Thursday, April 9, 2009

Last week I volunteered for the Society of Composers, Inc. national conference here in Santa Fe. I was put off by the attitudes and posturing, in general, of the various 'composers' I came into contact with...and, in specific, by the music that was presented. It was, for the most part, a lousy day full of lousy music. The saving grace was to be able to hang out with my teacher and mentor, David Dunn.
The atmosphere was such that I became, then and there, committed to remaining resolutely and beautifully obscure....firmly in the underground....
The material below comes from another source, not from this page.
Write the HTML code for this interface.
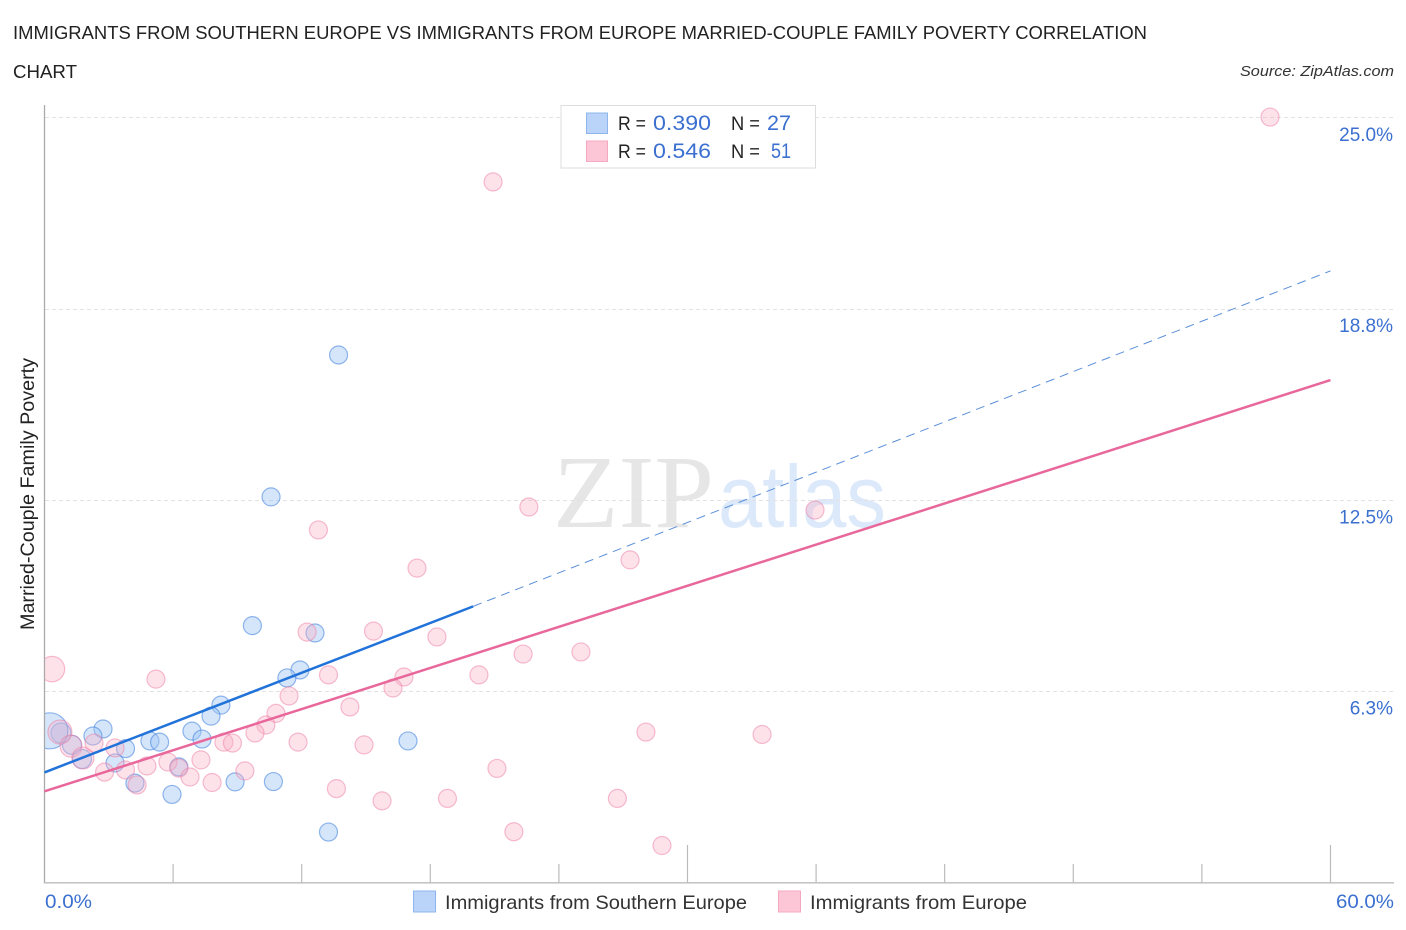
<!DOCTYPE html>
<html lang="en">
<head>
<meta charset="utf-8">
<title>Married-Couple Family Poverty Correlation Chart</title>
<style>
html,body{margin:0;padding:0;background:#fff;width:1406px;height:930px;overflow:hidden}
svg{display:block;font-family:"Liberation Sans",sans-serif}
</style>
</head>
<body>
<svg id="chart" width="1406" height="930" viewBox="0 0 1406 930" xmlns="http://www.w3.org/2000/svg">
  <defs>
    <clipPath id="plot-clip"><rect x="45" y="100" width="1340" height="783"/></clipPath>
  </defs>
  <text x="13" y="39" font-size="18.5" fill="#222" textLength="1134" lengthAdjust="spacingAndGlyphs">IMMIGRANTS FROM SOUTHERN EUROPE VS IMMIGRANTS FROM EUROPE MARRIED-COUPLE FAMILY POVERTY CORRELATION</text>
  <text x="13" y="78" font-size="18.5" fill="#222" textLength="64" lengthAdjust="spacingAndGlyphs">CHART</text>
  <text x="1394" y="76" font-size="15" font-style="italic" fill="#333" text-anchor="end" textLength="154" lengthAdjust="spacingAndGlyphs">Source: ZipAtlas.com</text>

  <g>
    <text x="553" y="527" font-family="'Liberation Serif',serif" font-size="104" fill="#e6e6e6" textLength="161" lengthAdjust="spacingAndGlyphs">ZIP</text>
    <text x="718" y="527" font-size="88" fill="#dce9fb" textLength="168" lengthAdjust="spacingAndGlyphs">atlas</text>
  </g>

  <g id="grid"></g>
  <g id="axes"></g>
  <g id="blue-points" clip-path="url(#plot-clip)"></g>
  <g id="pink-points" clip-path="url(#plot-clip)"></g>
  <g id="trends"></g>
  <g id="y-labels"></g>

  <text transform="translate(34,494) rotate(-90)" font-size="19" fill="#222" text-anchor="middle" textLength="272" lengthAdjust="spacingAndGlyphs">Married-Couple Family Poverty</text>
  <text x="45" y="908" font-size="19" fill="#3b70d0" textLength="47" lengthAdjust="spacingAndGlyphs">0.0%</text>
  <text x="1394" y="908" font-size="19" fill="#3b70d0" text-anchor="end" textLength="58" lengthAdjust="spacingAndGlyphs">60.0%</text>

  <g>
    <rect x="561" y="105.5" width="254.5" height="62.5" fill="#fff" stroke="#ddd" stroke-width="1"/>
    <rect x="586.5" y="113" width="21" height="20.5" fill="#b9d3f9" stroke="#8fb6ec" stroke-width="1"/>
    <text x="618" y="130" font-size="19" fill="#222" textLength="28" lengthAdjust="spacingAndGlyphs">R =</text>
    <text x="653" y="130" font-size="21" fill="#3b70d0" textLength="58" lengthAdjust="spacingAndGlyphs">0.390</text>
    <text x="731" y="130" font-size="19" fill="#222" textLength="29" lengthAdjust="spacingAndGlyphs">N =</text>
    <text x="767" y="130" font-size="21" fill="#3b70d0" textLength="24" lengthAdjust="spacingAndGlyphs">27</text>
    <rect x="586.5" y="141" width="21" height="20.5" fill="#fdc6d7" stroke="#f5a9c0" stroke-width="1"/>
    <text x="618" y="158" font-size="19" fill="#222" textLength="28" lengthAdjust="spacingAndGlyphs">R =</text>
    <text x="653" y="158" font-size="21" fill="#3b70d0" textLength="58" lengthAdjust="spacingAndGlyphs">0.546</text>
    <text x="731" y="158" font-size="19" fill="#222" textLength="29" lengthAdjust="spacingAndGlyphs">N =</text>
    <text x="771" y="158" font-size="21" fill="#3b70d0" textLength="20" lengthAdjust="spacingAndGlyphs">51</text>
  </g>

  <g>
    <rect x="413.5" y="891" width="22" height="21" fill="#b9d3f9" stroke="#8fb6ec" stroke-width="1"/>
    <text x="445" y="909" font-size="19.5" fill="#333" textLength="302" lengthAdjust="spacingAndGlyphs">Immigrants from Southern Europe</text>
    <rect x="778.5" y="891" width="22" height="21" fill="#fdc6d7" stroke="#f5a9c0" stroke-width="1"/>
    <text x="810" y="909" font-size="19.5" fill="#333" textLength="217" lengthAdjust="spacingAndGlyphs">Immigrants from Europe</text>
  </g>
</svg>
<script>
const yTicks = [6.25, 12.5, 18.75, 25];
const yTickLabels = ["6.3%", "12.5%", "18.8%", "25.0%"];
const xTicks = [0, 6, 12, 18, 24, 30, 36, 42, 48, 54, 60];
const xTickMajor = [0, 30, 60];

const blueX = [13.72,10.57,9.70,12.62,11.92,11.31,8.23,7.77,6.88,2.73,2.26,7.35,4.92,5.37,3.78,16.96,1.28,0.77,1.75,3.29,6.27,4.22,5.95,8.89,10.68,13.25,0.25];
const blueY = [17.25,12.61,8.40,8.16,6.95,6.69,5.80,5.44,4.95,5.02,4.79,4.69,4.63,4.59,4.38,4.63,4.50,4.89,4.04,3.91,3.78,3.25,2.88,3.29,3.30,1.65,4.96];
const blueSize = [9,9,9,9,9,9,9,9,9,9,9,9,9,9,9,9,9.5,10,9.5,9,9,9,9,9,9,9,18];

const pinkX = [57.18,20.93,22.6,35.95,12.78,27.32,17.38,12.25,15.35,18.31,22.33,25.03,0.35,5.2,13.25,20.27,16.77,16.26,11.41,14.25,10.8,10.33,9.82,8.37,8.77,11.83,14.91,28.06,33.48,0.72,1.24,1.79,2.31,3.29,2.8,3.78,4.78,5.76,6.27,7.3,6.79,7.82,9.35,4.32,21.11,13.62,15.75,18.8,26.73,21.9,28.81];
const pinkY = [25.03,22.91,12.28,12.18,11.53,10.55,10.28,8.19,8.22,8.03,7.47,7.54,6.98,6.65,6.79,6.79,6.72,6.36,6.10,5.74,5.53,5.15,4.89,4.59,4.56,4.59,4.50,4.92,4.84,4.92,4.46,4.07,4.56,4.40,3.61,3.68,3.81,3.94,3.74,4.01,3.45,3.27,3.65,3.19,3.73,3.07,2.67,2.75,2.75,1.66,1.21];
const pinkSize = [9,9,9,9,9,9,9,9,9,9,9,9,12.7,9,9,9,9,9,9,9,9,9,9,9,9,9,9,9,9,12,11,11,9,9,9,9,9,9,9,9,9,9,9,9,9,9,9,9,9,9,9];

const blueTrendX = [0, 20, 60];
const blueTrendY = [3.6, 9.03, 20.0];
const pinkTrendX = [0, 60];
const pinkTrendY = [2.98, 16.43];

const NS = "http://www.w3.org/2000/svg";
function xScale(v){ return 44.5 + v * 21.433; }
function yScale(v){ return 882.5 - v * 30.58; }
function mk(parent, tag, attrs){
  const el = document.createElementNS(NS, tag);
  for (const k in attrs) el.setAttribute(k, attrs[k]);
  document.getElementById(parent).appendChild(el);
  return el;
}

yTicks.forEach(function(t, i){
  const gy = Math.floor(yScale(t) - 0.1) + 0.5;
  const g = mk("grid", "line", {x1: 45, x2: 1393, y1: gy, y2: gy, stroke: "#e2e2e2", "stroke-width": 1, "stroke-dasharray": "4 3"});
  
  
  const l = mk("y-labels", "text", {x: 1393, y: yScale(t) + 23, "font-size": 19, fill: "#3b70d0", "text-anchor": "end"});
  
  
  l.textContent = yTickLabels[i];
});

const yAxis = mk("axes", "line", {x1: 44.5, x2: 44.5, y1: 105, y2: 883, stroke: "#aaa", "stroke-width": 1.3});


const xAxis = mk("axes", "line", {x1: 44, x2: 1394, y1: 882.8, y2: 882.8, stroke: "#bbb", "stroke-width": 1.4});


xTicks.forEach(function(t){
  if (t === 0) return;
  const top = xTickMajor.indexOf(t) >= 0 ? 845 : 864;
  const tick = mk("axes", "line", {x1: xScale(t), x2: xScale(t), y1: top, y2: 883, stroke: "#bbb", "stroke-width": 1.2});
  
  
});

function drawPoints(parent, xs, ys, sizes, fill, stroke){
  xs.forEach(function(x, i){
    const c = mk(parent, "circle", {cx: xScale(x), cy: yScale(ys[i]), r: sizes[i], fill: fill, stroke: stroke, "stroke-width": 1.2});
    
    
  });
}
drawPoints("blue-points", blueX, blueY, blueSize, "rgba(155,195,243,0.42)", "rgba(60,125,220,0.55)");
drawPoints("pink-points", pinkX, pinkY, pinkSize, "rgba(250,175,198,0.36)", "rgba(236,120,160,0.48)");

const blueSolid = mk("trends", "line", {x1: xScale(blueTrendX[0]), y1: yScale(blueTrendY[0]), x2: xScale(blueTrendX[1]), y2: yScale(blueTrendY[1]), stroke: "#2273d9", "stroke-width": 2.5});


const blueDash = mk("trends", "line", {x1: xScale(blueTrendX[1]), y1: yScale(blueTrendY[1]), x2: xScale(blueTrendX[2]), y2: yScale(blueTrendY[2]), stroke: "#5b8fd8", "stroke-width": 1, "stroke-dasharray": "9 6"});


const pinkSolid = mk("trends", "line", {x1: xScale(pinkTrendX[0]), y1: yScale(pinkTrendY[0]), x2: xScale(pinkTrendX[1]), y2: yScale(pinkTrendY[1]), stroke: "#e8689b", "stroke-width": 2.5});


</script>
</body>
</html>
The music, for the most part, that was presented was a dead music....much like the most banal of pop musics...recycling the same licks/riffs/trends over and over....an exercise in the lamination of thought. I experienced it as a thesis of what is musically correct and what is musically incorrect....an argument I have no interest in. I have only the interest in engaging music as a complex human phenomenon...one that is either alive or dead. Furthermore I became convinced that a budding thought in my mind...a proposition (that is not new, by any means) that states that music, like any other public human endeavor is rightfully about the freedom of use. I believe in a music that has, at its fundamental core, the belief that all sounds may be used in the composition of a music, regardless of its social or artistic function. I believe this to be true of so-called public space (whether government buildings, streetlights, streets, parks, etc.) as well. If we as a society are not able to determine, for our own pleasures, in what manner a public space is to be used....then it is not a truly public space. If music, as a macrocosmic public endeavor, continues to be governed by a set of near-fascist rules about useage (ie, what notes follow what notes etc. etc.) then it cannot truly be a music. It cannot live. It only exists in the area of the university or academic archive, which is to say, it is neither dead, nor alive....but behaves and is behaved upon as a cryogenic specimen.